We have reverted the release. We sincerely apologize for the error. We will publish a postmortem next week.


Orchestrations API increased error rate in EU

There are some problems causing errors of Orchestrations API responses in EU region. We are investigating and will give here more details in under an hour.

UPDATE Apr 2 11:32 CEST - The errors stopped occurring by now. We are watching it and investigating the root cause.

UPDATE Apr 2 12:05 CEST - We've found out that API servers were flooded with some unexpected requests bursts. We've upgraded the infrastructure and will find a way how to prevent such a situation for next time.

Week in Review - March 31th, 2020

UI Improvements

  • Action buttons are now directly accessible when hovering over list items in transformations and components which use generic input or output mappings.
  • We added a new modal to improve the orchestration set-up experience.  You can now more easily schedule orchestrations on an hourly, daily or weekly basis. There's still an option to set up a custom schedule.
  • When you want to edit tables or edit credentials in your database writers, you no longer have to click on the “Edit” button, you can directly edit the values and push “Save“ button.
  • We added a new modal for database writers that support provisioned credentials(Redshift, Snowflake). You can now directly create provisioned credentials.

Minor Improvements

  • Julia transformation and sandbox have been updated to julia1.4


Transformation failures

We’re currently experiencing a transformation failures, we are investigating the problem.
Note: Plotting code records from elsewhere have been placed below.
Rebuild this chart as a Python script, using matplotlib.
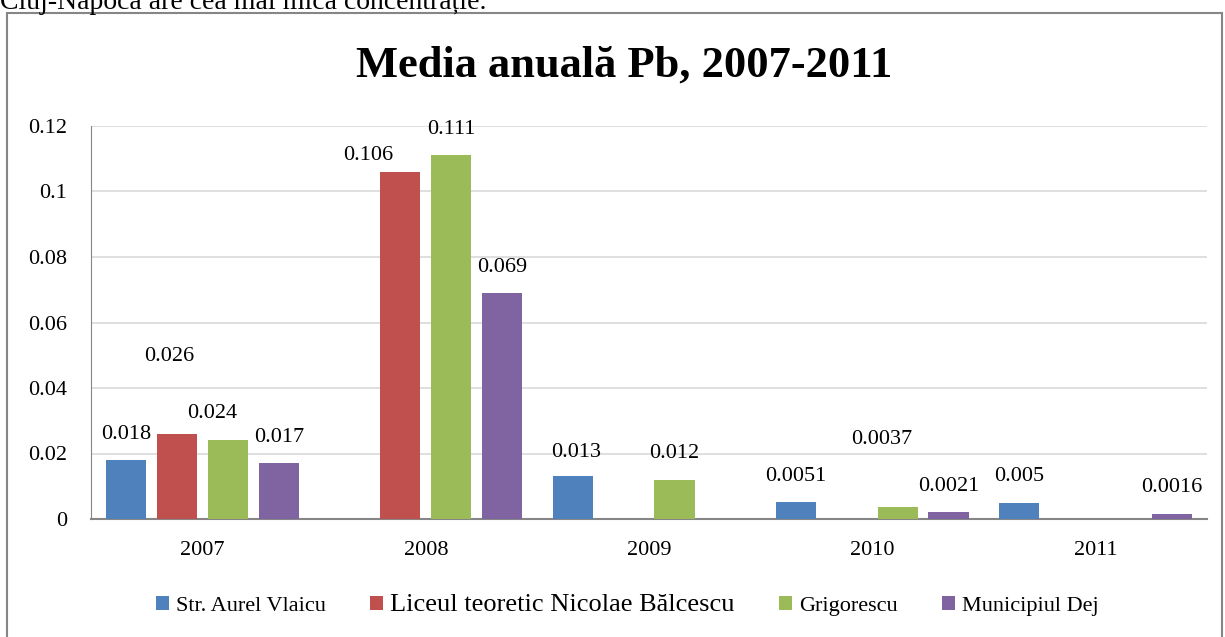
import numpy as np
import matplotlib
matplotlib.use("Agg")
import matplotlib.pyplot as plt
from matplotlib.patches import Rectangle, Patch

# data
years = ["2007", "2008", "2009", "2010", "2011"]
series_names = ["Str. Aurel Vlaicu", "Liceul teoretic Nicolae Bălcescu", "Grigorescu", "Municipiul Dej"]
aurel_vlaicu = [0.018, np.nan, 0.013, 0.0051, 0.005]
balcescu = [0.026, 0.106, np.nan, np.nan, np.nan]
grigorescu = [0.024, 0.111, 0.012, 0.0037, np.nan]
mun_dej = [0.017, 0.069, np.nan, 0.0021, 0.0016]
label_texts = [
    ["0.018", "", "0.013", "0.0051", "0.005"],
    ["0.026", "0.106", "", "", ""],
    ["0.024", "0.111", "0.012", "0.0037", ""],
    ["0.017", "0.069", "", "0.0021", "0.0016"],
]

colors = ["#4F81BD", "#C0504D", "#9BBB59", "#8064A2"]
serif = "Liberation Serif"

# labels that were dragged away from their default place (series, year) -> (dx, dy) in pixels
moved_labels = {(1, 0): (-8, 77), (2, 0): (-16, 27), (1, 1): (-32, 16), (2, 3): (-16, 67), (0, 2): (3, 24)}

fig = plt.figure(figsize=(12.25, 6.37), dpi=100)
ax = fig.add_axes([91 / 1225, 1 - 519 / 637, (1207 - 91) / 1225, (519 - 126) / 637])

# cropped sentence from the page above the chart
fig.text(0.0, 1 - 9 / 637, "Cluj-Napoca are cea mai mică concentrație.", fontsize=20,
         family=serif, va="baseline", ha="left")

# chart frame
fig.patches.append(Rectangle((7 / 1225, -0.01), 1215 / 1225, 1 - 13 / 637 + 0.01,
                             transform=fig.transFigure, fill=False, edgecolor="#868686", linewidth=1.5))

x = np.arange(len(years))
step = 0.228
width = 0.18
for i, vals in enumerate([aurel_vlaicu, balcescu, grigorescu, mun_dej]):
    pos = x + (i - 1.5) * step
    ax.bar(pos, vals, width=width, color=colors[i], zorder=3)
    for j, v in enumerate(vals):
        if np.isnan(v):
            continue
        dx, dy = moved_labels.get((i, j), (0, 26))
        ax.annotate(label_texts[i][j], (pos[j], v), xytext=(dx, dy), textcoords="offset pixels",
                    ha="center", va="center", fontsize=16, family=serif)

ax.set_xlim(-0.5, 4.5)
ax.set_ylim(0, 0.12)
ax.set_yticks([0, 0.02, 0.04, 0.06, 0.08, 0.1, 0.12])
ax.set_yticklabels(["0", "0.02", "0.04", "0.06", "0.08", "0.1", "0.12"])
ax.set_xticks(x)
ax.set_xticklabels(years)
for lab in ax.get_xticklabels() + ax.get_yticklabels():
    lab.set_family(serif)
    lab.set_fontsize(16)
ax.tick_params(axis="y", length=0, pad=17)
ax.tick_params(axis="x", length=0, pad=16)
ax.grid(axis="y", color="#D9D9D9", linewidth=1.2, zorder=0)
for s in ["top", "right"]:
    ax.spines[s].set_visible(False)
ax.spines["left"].set_color("#868686")
ax.spines["bottom"].set_color("#868686")
ax.spines["bottom"].set_linewidth(1.5)

fig.text(624 / 1225, 1 - 66 / 637, "Media anuală Pb, 2007-2011", fontsize=32, fontweight="bold",
         family=serif, ha="center", va="center")

handles = [Patch(facecolor=c) for c in colors]
leg = fig.legend(handles, series_names, loc="center", bbox_to_anchor=(627 / 1225, 1 - 605 / 637),
                 ncol=4, frameon=False, handlelength=0.6, handleheight=0.6, handletextpad=0.3,
                 columnspacing=2.0, prop={"family": serif, "size": 16})
leg.get_texts()[1].set_fontsize(19)

fig.savefig("out.png", dpi=100)
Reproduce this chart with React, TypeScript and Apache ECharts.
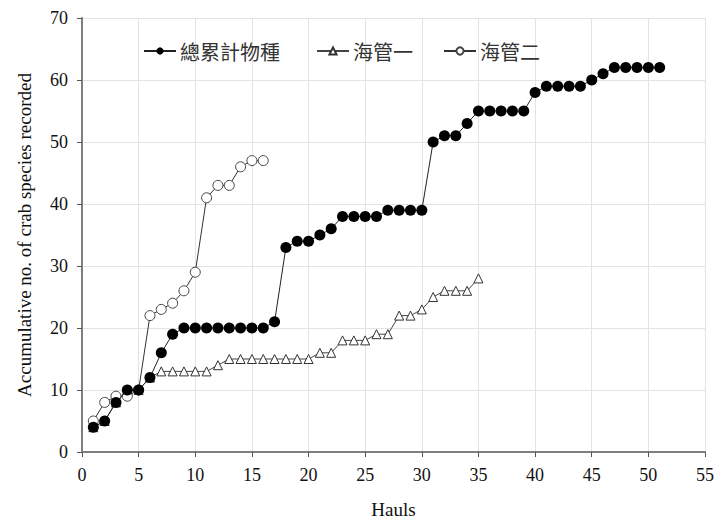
import React, { useEffect, useRef } from "react";
import * as echarts from "echarts";

const xTicks = [0, 5, 10, 15, 20, 25, 30, 35, 40, 45, 50, 55];
const seriesNames = ["總累計物種", "海管一", "海管二"];
const totalValues = [4, 5, 8, 10, 10, 12, 16, 19, 20, 20, 20, 20, 20, 20, 20, 20, 21, 33, 34, 34, 35, 36, 38, 38, 38, 38, 39, 39, 39, 39, 50, 51, 51, 53, 55, 55, 55, 55, 55, 58, 59, 59, 59, 59, 60, 61, 62, 62, 62, 62, 62];
const pipe1Values = [4, 5, 8, 10, 10, 12, 13, 13, 13, 13, 13, 14, 15, 15, 15, 15, 15, 15, 15, 15, 16, 16, 18, 18, 18, 19, 19, 22, 22, 23, 25, 26, 26, 26, 28];
const pipe2Values = [5, 8, 9, 9, 10, 22, 23, 24, 26, 29, 41, 43, 43, 46, 47, 47];

const toPairs = (vals: number[]) => vals.map((v, i) => [i + 1, v]);

export default function App() {
  const ref = useRef<HTMLDivElement>(null);
  useEffect(() => {
    if (!ref.current) return;
    const chart = echarts.init(ref.current, undefined, { renderer: "svg" });
    const serif = "Liberation Serif, Times New Roman, serif";
    const cjk = "Noto Sans CJK TC, Noto Sans CJK SC, sans-serif";
    const legendBase = {
      top: 41,
      padding: 0,
      itemWidth: 32,
      itemHeight: 9,
      itemGap: 4,
      textStyle: { fontFamily: cjk, fontSize: 20, color: "#333", padding: [0, 0, 0, -1] },
    };
    chart.setOption({
      animation: false,
      backgroundColor: "#ffffff",
      grid: { left: 82, right: 10, top: 18, bottom: 69, containLabel: false },
      legend: [
        { ...legendBase, left: 143, data: [seriesNames[0]] },
        { ...legendBase, left: 316, data: [seriesNames[1]] },
        { ...legendBase, left: 443, data: [seriesNames[2]] },
      ],
      xAxis: {
        type: "value",
        min: 0,
        max: 55,
        interval: 5,
        name: "Hauls",
        nameLocation: "middle",
        nameGap: 48,
        nameTextStyle: { fontFamily: serif, fontSize: 19, color: "#111" },
        axisLine: { show: true, lineStyle: { color: "#7f7f7f", width: 2 } },
        axisTick: { show: true, length: 5, lineStyle: { color: "#555", width: 1 } },
        axisLabel: { fontFamily: serif, fontSize: 18, color: "#111", margin: 14 },
        splitLine: { show: true, lineStyle: { color: "#e3e3e3", width: 1 } },
      },
      yAxis: {
        type: "value",
        min: 0,
        max: 70,
        interval: 10,
        name: "Accumulative no. of crab species recorded",
        nameLocation: "middle",
        nameGap: 48,
        nameTextStyle: { fontFamily: serif, fontSize: 19, color: "#111" },
        axisLine: { show: true, lineStyle: { color: "#7f7f7f", width: 2 } },
        axisTick: { show: true, length: 5, lineStyle: { color: "#555", width: 1 } },
        axisLabel: { fontFamily: serif, fontSize: 18, color: "#111", margin: 14 },
        splitLine: { show: true, lineStyle: { color: "#e3e3e3", width: 1 } },
      },
      series: [
        {
          name: seriesNames[1],
          type: "line",
          data: toPairs(pipe1Values),
          symbol: "triangle",
          symbolSize: 9,
          itemStyle: { color: "#ffffff", borderColor: "#333", borderWidth: 1 },
          lineStyle: { color: "#444", width: 1 },
          z: 2,
        },
        {
          name: seriesNames[2],
          type: "line",
          data: toPairs(pipe2Values),
          symbol: "circle",
          symbolSize: 10,
          itemStyle: { color: "#ffffff", borderColor: "#444", borderWidth: 1 },
          lineStyle: { color: "#333", width: 1 },
          z: 3,
        },
        {
          name: seriesNames[0],
          type: "line",
          data: toPairs(totalValues),
          symbol: "circle",
          symbolSize: 11,
          itemStyle: { color: "#000000", borderColor: "#000", borderWidth: 0 },
          lineStyle: { color: "#222", width: 1 },
          z: 4,
        },
      ],
    });
    return () => chart.dispose();
  }, []);
  return (
    <div
      ref={ref}
      style={{ position: "absolute", left: 0, top: 0, width: 717, height: 524 }}
    />
  );
}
Next update in one hour.

UPDATE March 31, 6:17 AM UTC: We've identified the issue and deployed rollback. Transformations started after 6:11 AM should run without any issues. We’re monitoring to ensure transformations are running as expected. Next update in one hour.

UPDATE March 31, 7:30 AM UTC: The rollback was finished and no other issues were reported within the last hour. We are going to investigate the root cause and publish post mortem soon.